Plotting code records
[start]

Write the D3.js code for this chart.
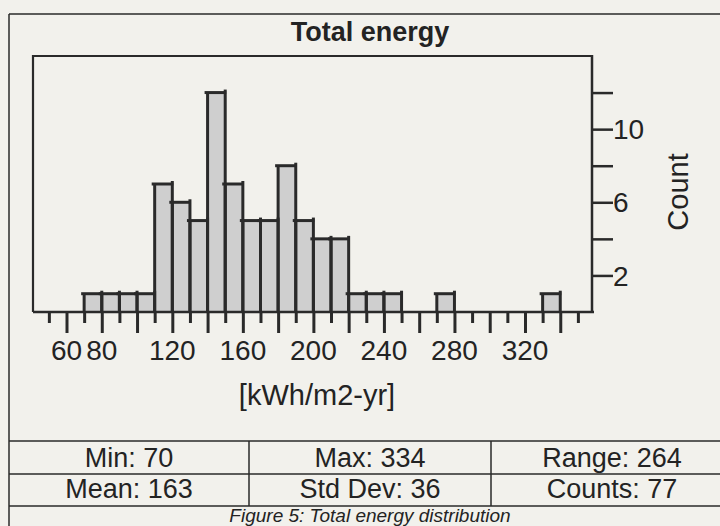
<!DOCTYPE html>
<html>
<head>
<meta charset="utf-8">
<script src="https://cdn.jsdelivr.net/npm/d3@7"></script>
<style>
  html, body { margin: 0; padding: 0; background: #f2f1ec; }
  svg { display: block; }
  text { font-family: "Liberation Sans", Arial, sans-serif; fill: #232323; }
</style>
</head>
<body>
<svg id="chart" width="720" height="526"></svg>
<script>
// ---- data ----
const binStarts = [70, 80, 90, 100, 110, 120, 130, 140, 150, 160, 170, 180, 190, 200,
                   210, 220, 230, 240, 250, 260, 270, 280, 290, 300, 310, 320, 330];
const binWidth = 10;
const counts    = [1, 1, 1, 1, 7, 6, 5, 12, 7, 5, 5, 8, 5, 4,
                   4, 1, 1, 1, 0, 0, 1, 0, 0, 0, 0, 0, 1];
const xTickValues = [50, 60, 70, 80, 90, 100, 110, 120, 130, 140, 150, 160, 170, 180, 190,
                     200, 210, 220, 230, 240, 250, 260, 270, 280, 290, 300, 310, 320, 330, 340, 350];
const xTickLabels = [60, 80, 120, 160, 200, 240, 280, 320];
const yTickValues = [2, 4, 6, 8, 10, 12];
const yTickLabels = [2, 6, 10];
const title = "Total energy";
const xTitle = "[kWh/m2-yr]";
const yTitle = "Count";
const statsRow1 = ["Min: 70", "Max: 334", "Range: 264"];
const statsRow2 = ["Mean: 163", "Std Dev: 36", "Counts: 77"];
const caption = "Figure 5: Total energy distribution";

// ---- layout ----
const svg = d3.select("#chart");
const ink = "#2a2a2a";
const plot = { left: 33, right: 592, top: 56, bottom: 312 };

const x = d3.scaleLinear().domain([41, 358]).range([plot.left, plot.right]);
const y = d3.scaleLinear().domain([0, 14]).range([plot.bottom, plot.top]);

// outer border
svg.append("line").attr("x1", 9).attr("x2", 720).attr("y1", 14).attr("y2", 14)
  .attr("stroke", ink).attr("stroke-width", 1.5);
svg.append("line").attr("x1", 9).attr("x2", 9).attr("y1", 14).attr("y2", 526)
  .attr("stroke", ink).attr("stroke-width", 1.5);

// title
svg.append("text").attr("x", 370).attr("y", 41).attr("text-anchor", "middle")
  .style("font-size", "27px").style("font-weight", "bold").text(title);

// frame: top + left
svg.append("path")
  .attr("d", `M${plot.left},${plot.bottom} V${plot.top} H${plot.right}`)
  .attr("fill", "none").attr("stroke", ink).attr("stroke-width", 2.2);

// bars
const bars = binStarts.map((s, i) => ({ x0: s, x1: s + binWidth, c: counts[i] })).filter(d => d.c > 0);
const g = svg.append("g");
g.selectAll("rect.bar").data(bars).enter().append("rect")
  .attr("class", "bar")
  .attr("x", d => x(d.x0)).attr("width", d => x(d.x1) - x(d.x0))
  .attr("y", d => y(d.c)).attr("height", d => y(0) - y(d.c))
  .attr("fill", "#cfcfcf");
// bar caps
g.selectAll("line.cap").data(bars).enter().append("line")
  .attr("x1", d => x(d.x0) - 3).attr("x2", d => x(d.x1) + 1)
  .attr("y1", d => y(d.c)).attr("y2", d => y(d.c))
  .attr("stroke", ink).attr("stroke-width", 3);
// bar edges
g.selectAll("line.le").data(bars).enter().append("line")
  .attr("x1", d => x(d.x0)).attr("x2", d => x(d.x0))
  .attr("y1", d => y(d.c)).attr("y2", y(0))
  .attr("stroke", ink).attr("stroke-width", 3);
g.selectAll("line.re").data(bars).enter().append("line")
  .attr("x1", d => x(d.x1)).attr("x2", d => x(d.x1))
  .attr("y1", d => y(d.c) - 3).attr("y2", y(0))
  .attr("stroke", ink).attr("stroke-width", 3);

// x axis
const xAxis = d3.axisBottom(x)
  .tickValues(xTickValues)
  .tickSize(0)
  .tickFormat("");
const xa = svg.append("g").attr("transform", `translate(0,${plot.bottom})`).call(xAxis);
xa.select(".domain").remove();
xa.append("line").attr("x1", plot.left).attr("x2", plot.right + 2)
  .attr("y1", 0).attr("y2", 0).attr("stroke", ink).attr("stroke-width", 2.5);
xa.selectAll(".tick line")
  .attr("y2", d => (d % 20 === 0 ? 21 : 11))
  .attr("stroke", ink).attr("stroke-width", 3);
xa.selectAll("text.lbl").data(xTickLabels).enter().append("text")
  .attr("class", "lbl")
  .attr("x", d => x(d)).attr("y", 48)
  .attr("text-anchor", "middle")
  .style("font-size", "28px")
  .text(d => d);

// x title
svg.append("text").attr("x", 317).attr("y", 405).attr("text-anchor", "middle")
  .style("font-size", "29px").text(xTitle);

// y axis (right)
const yAxis = d3.axisRight(y).tickValues(yTickValues).tickSize(21).tickFormat("");
const ya = svg.append("g").attr("transform", `translate(${plot.right},0)`).call(yAxis);
ya.select(".domain").remove();
ya.append("line").attr("x1", 0).attr("x2", 0).attr("y1", plot.top - 1).attr("y2", plot.bottom + 1)
  .attr("stroke", ink).attr("stroke-width", 2.5);
ya.selectAll(".tick line").attr("stroke", ink).attr("stroke-width", 2.5);
ya.selectAll("text.lbl").data(yTickLabels).enter().append("text")
  .attr("class", "lbl")
  .attr("x", 21).attr("y", d => y(d))
  .attr("dy", "0.36em")
  .style("font-size", "28px")
  .text(d => d);

// y title
svg.append("text")
  .attr("transform", "translate(688,192) rotate(-90)")
  .attr("text-anchor", "middle")
  .style("font-size", "29px").text(yTitle);

// stats table
const colEdges = [9, 249, 491, 733];
const rowLines = [441, 474, 506];
rowLines.forEach(yy => {
  svg.append("line").attr("x1", 9).attr("x2", 720).attr("y1", yy).attr("y2", yy)
    .attr("stroke", ink).attr("stroke-width", 1.5);
});
[249, 491].forEach(xx => {
  svg.append("line").attr("x1", xx).attr("x2", xx).attr("y1", 441).attr("y2", 506)
    .attr("stroke", ink).attr("stroke-width", 1.5);
});
[statsRow1, statsRow2].forEach((row, r) => {
  row.forEach((t, c) => {
    svg.append("text")
      .attr("x", (colEdges[c] + colEdges[c + 1]) / 2)
      .attr("y", r === 0 ? 467 : 498)
      .attr("text-anchor", "middle")
      .style("font-size", "27px")
      .text(t);
  });
});

// caption
svg.append("text").attr("x", 370).attr("y", 521.5).attr("text-anchor", "middle")
  .style("font-size", "19px").style("font-style", "italic").text(caption);
</script>
</body>
</html>
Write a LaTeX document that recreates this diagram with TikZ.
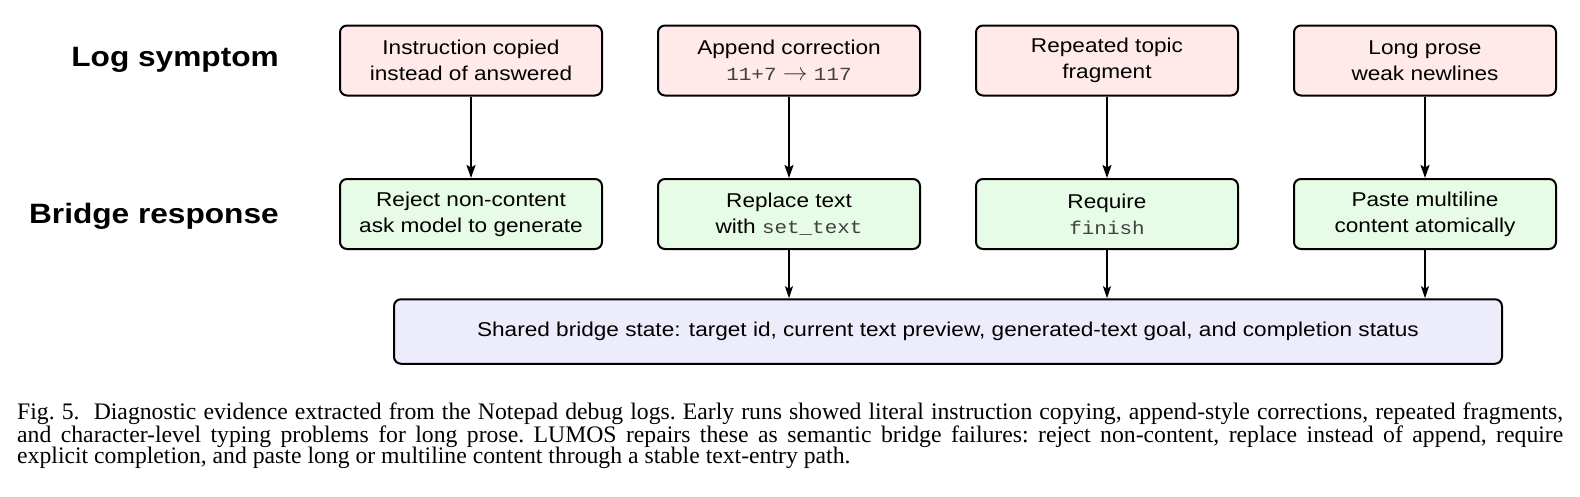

[end]

- Stated goal -
All of the records need repeating exactly, except for the pictures.

- Exercise response -
Write the D3.js code for this chart.
<!DOCTYPE html>
<html>
<head>
<meta charset="utf-8">
<script src="https://cdn.jsdelivr.net/npm/d3@7"></script>
<style>
  html, body { margin: 0; padding: 0; background: #f2f1ec; }
  svg { display: block; }
  text { font-family: "Liberation Sans", Arial, sans-serif; fill: #232323; }
</style>
</head>
<body>
<svg id="chart" width="720" height="526"></svg>
<script>
// ---- data ----
const binStarts = [70, 80, 90, 100, 110, 120, 130, 140, 150, 160, 170, 180, 190, 200,
                   210, 220, 230, 240, 250, 260, 270, 280, 290, 300, 310, 320, 330];
const binWidth = 10;
const counts    = [1, 1, 1, 1, 7, 6, 5, 12, 7, 5, 5, 8, 5, 4,
                   4, 1, 1, 1, 0, 0, 1, 0, 0, 0, 0, 0, 1];
const xTickValues = [50, 60, 70, 80, 90, 100, 110, 120, 130, 140, 150, 160, 170, 180, 190,
                     200, 210, 220, 230, 240, 250, 260, 270, 280, 290, 300, 310, 320, 330, 340, 350];
const xTickLabels = [60, 80, 120, 160, 200, 240, 280, 320];
const yTickValues = [2, 4, 6, 8, 10, 12];
const yTickLabels = [2, 6, 10];
const title = "Total energy";
const xTitle = "[kWh/m2-yr]";
const yTitle = "Count";
const statsRow1 = ["Min: 70", "Max: 334", "Range: 264"];
const statsRow2 = ["Mean: 163", "Std Dev: 36", "Counts: 77"];
const caption = "Figure 5: Total energy distribution";

// ---- layout ----
const svg = d3.select("#chart");
const ink = "#2a2a2a";
const plot = { left: 33, right: 592, top: 56, bottom: 312 };

const x = d3.scaleLinear().domain([41, 358]).range([plot.left, plot.right]);
const y = d3.scaleLinear().domain([0, 14]).range([plot.bottom, plot.top]);

// outer border
svg.append("line").attr("x1", 9).attr("x2", 720).attr("y1", 14).attr("y2", 14)
  .attr("stroke", ink).attr("stroke-width", 1.5);
svg.append("line").attr("x1", 9).attr("x2", 9).attr("y1", 14).attr("y2", 526)
  .attr("stroke", ink).attr("stroke-width", 1.5);

// title
svg.append("text").attr("x", 370).attr("y", 41).attr("text-anchor", "middle")
  .style("font-size", "27px").style("font-weight", "bold").text(title);

// frame: top + left
svg.append("path")
  .attr("d", `M${plot.left},${plot.bottom} V${plot.top} H${plot.right}`)
  .attr("fill", "none").attr("stroke", ink).attr("stroke-width", 2.2);

// bars
const bars = binStarts.map((s, i) => ({ x0: s, x1: s + binWidth, c: counts[i] })).filter(d => d.c > 0);
const g = svg.append("g");
g.selectAll("rect.bar").data(bars).enter().append("rect")
  .attr("class", "bar")
  .attr("x", d => x(d.x0)).attr("width", d => x(d.x1) - x(d.x0))
  .attr("y", d => y(d.c)).attr("height", d => y(0) - y(d.c))
  .attr("fill", "#cfcfcf");
// bar caps
g.selectAll("line.cap").data(bars).enter().append("line")
  .attr("x1", d => x(d.x0) - 3).attr("x2", d => x(d.x1) + 1)
  .attr("y1", d => y(d.c)).attr("y2", d => y(d.c))
  .attr("stroke", ink).attr("stroke-width", 3);
// bar edges
g.selectAll("line.le").data(bars).enter().append("line")
  .attr("x1", d => x(d.x0)).attr("x2", d => x(d.x0))
  .attr("y1", d => y(d.c)).attr("y2", y(0))
  .attr("stroke", ink).attr("stroke-width", 3);
g.selectAll("line.re").data(bars).enter().append("line")
  .attr("x1", d => x(d.x1)).attr("x2", d => x(d.x1))
  .attr("y1", d => y(d.c) - 3).attr("y2", y(0))
  .attr("stroke", ink).attr("stroke-width", 3);

// x axis
const xAxis = d3.axisBottom(x)
  .tickValues(xTickValues)
  .tickSize(0)
  .tickFormat("");
const xa = svg.append("g").attr("transform", `translate(0,${plot.bottom})`).call(xAxis);
xa.select(".domain").remove();
xa.append("line").attr("x1", plot.left).attr("x2", plot.right + 2)
  .attr("y1", 0).attr("y2", 0).attr("stroke", ink).attr("stroke-width", 2.5);
xa.selectAll(".tick line")
  .attr("y2", d => (d % 20 === 0 ? 21 : 11))
  .attr("stroke", ink).attr("stroke-width", 3);
xa.selectAll("text.lbl").data(xTickLabels).enter().append("text")
  .attr("class", "lbl")
  .attr("x", d => x(d)).attr("y", 48)
  .attr("text-anchor", "middle")
  .style("font-size", "28px")
  .text(d => d);

// x title
svg.append("text").attr("x", 317).attr("y", 405).attr("text-anchor", "middle")
  .style("font-size", "29px").text(xTitle);

// y axis (right)
const yAxis = d3.axisRight(y).tickValues(yTickValues).tickSize(21).tickFormat("");
const ya = svg.append("g").attr("transform", `translate(${plot.right},0)`).call(yAxis);
ya.select(".domain").remove();
ya.append("line").attr("x1", 0).attr("x2", 0).attr("y1", plot.top - 1).attr("y2", plot.bottom + 1)
  .attr("stroke", ink).attr("stroke-width", 2.5);
ya.selectAll(".tick line").attr("stroke", ink).attr("stroke-width", 2.5);
ya.selectAll("text.lbl").data(yTickLabels).enter().append("text")
  .attr("class", "lbl")
  .attr("x", 21).attr("y", d => y(d))
  .attr("dy", "0.36em")
  .style("font-size", "28px")
  .text(d => d);

// y title
svg.append("text")
  .attr("transform", "translate(688,192) rotate(-90)")
  .attr("text-anchor", "middle")
  .style("font-size", "29px").text(yTitle);

// stats table
const colEdges = [9, 249, 491, 733];
const rowLines = [441, 474, 506];
rowLines.forEach(yy => {
  svg.append("line").attr("x1", 9).attr("x2", 720).attr("y1", yy).attr("y2", yy)
    .attr("stroke", ink).attr("stroke-width", 1.5);
});
[249, 491].forEach(xx => {
  svg.append("line").attr("x1", xx).attr("x2", xx).attr("y1", 441).attr("y2", 506)
    .attr("stroke", ink).attr("stroke-width", 1.5);
});
[statsRow1, statsRow2].forEach((row, r) => {
  row.forEach((t, c) => {
    svg.append("text")
      .attr("x", (colEdges[c] + colEdges[c + 1]) / 2)
      .attr("y", r === 0 ? 467 : 498)
      .attr("text-anchor", "middle")
      .style("font-size", "27px")
      .text(t);
  });
});

// caption
svg.append("text").attr("x", 370).attr("y", 521.5).attr("text-anchor", "middle")
  .style("font-size", "19px").style("font-style", "italic").text(caption);
</script>
</body>
</html>
Write a LaTeX document that recreates this diagram with TikZ.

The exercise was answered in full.